Curation versioning

Anything that's effectively a curation decision — umbrella memberships, vocabulary aliases, status maps, biomarker umbrellas, low-info inclusion tags, drug aliases, city/state/country aliases, the stale-trial-years threshold — lives in curation_versions as snapshot rows. Edited via /admin/curation/*.

A doctor or curator can fix an umbrella membership or add an alias without a code deploy. The database is the source of truth.

Curation index showing 9 domains

The 9 domains

DomainShapeUsed by
umbrella_members{umbrella: [primary, …]}cancer_site umbrella mapping
cancer_site_aliases{alias: canonical}Free-form site normalisation
drug_class_aliases{alias: canonical}Drug-class normalisation
low_info_inclusion_tags[INC_DEMOGRAPHICS, …]Tags hidden from the Advanced Search sidebar
ctri_status_map{source: canonical}CTRI status normalisation in transform
biomarker_umbrella{key: [{dimension, tag}, …]}Cross-dimension biomarker matching (TRIPLE_NEG ⇄ triple_negative, HER2_POS, etc.)
stale_trial_threshold{years: N}The recency-filter cutoff (default 7)
drug_aliases{generic: {brand_name, drug_class}}Drug-picker normalisation
city_state_aliases{cities, states, countries: {alias: canonical}}Location autocomplete + bidirectional alias expansion

How a save works

Curation editor with raw JSON + history sidebar

Every save inserts a new row with an auto-incremented version_number. The newly-saved version becomes is_active=TRUE; the prior active version is demoted. A unique partial index enforces "exactly one active version per domain."

Reads everywhere (src/lib/curation.js for JS, scraper/curation_loader.py for Python) hit a 5-minute in-process cache. A save busts the cache so the next request sees the change.

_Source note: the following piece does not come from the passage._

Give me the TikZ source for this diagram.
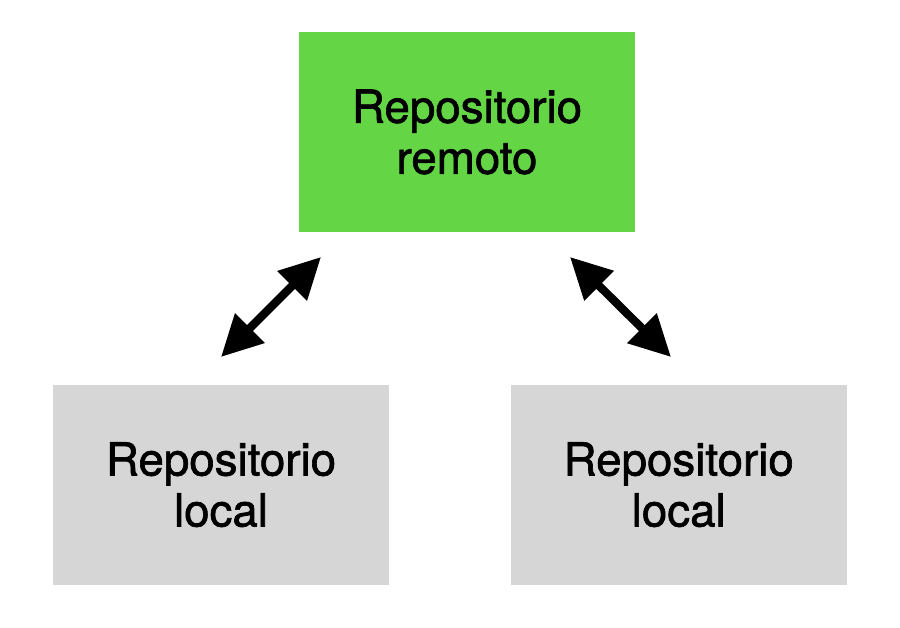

Every save also writes a manual_dispatches audit row capturing action='curation_update', target domain, actor (from x-admin-user header if supplied), and payload.

Rollback

Use /admin/curation/[domain]/rollback to re-activate an older version. The system inserts a new row pointing at the same payload as the old version (so the audit trail stays linear) and flips active.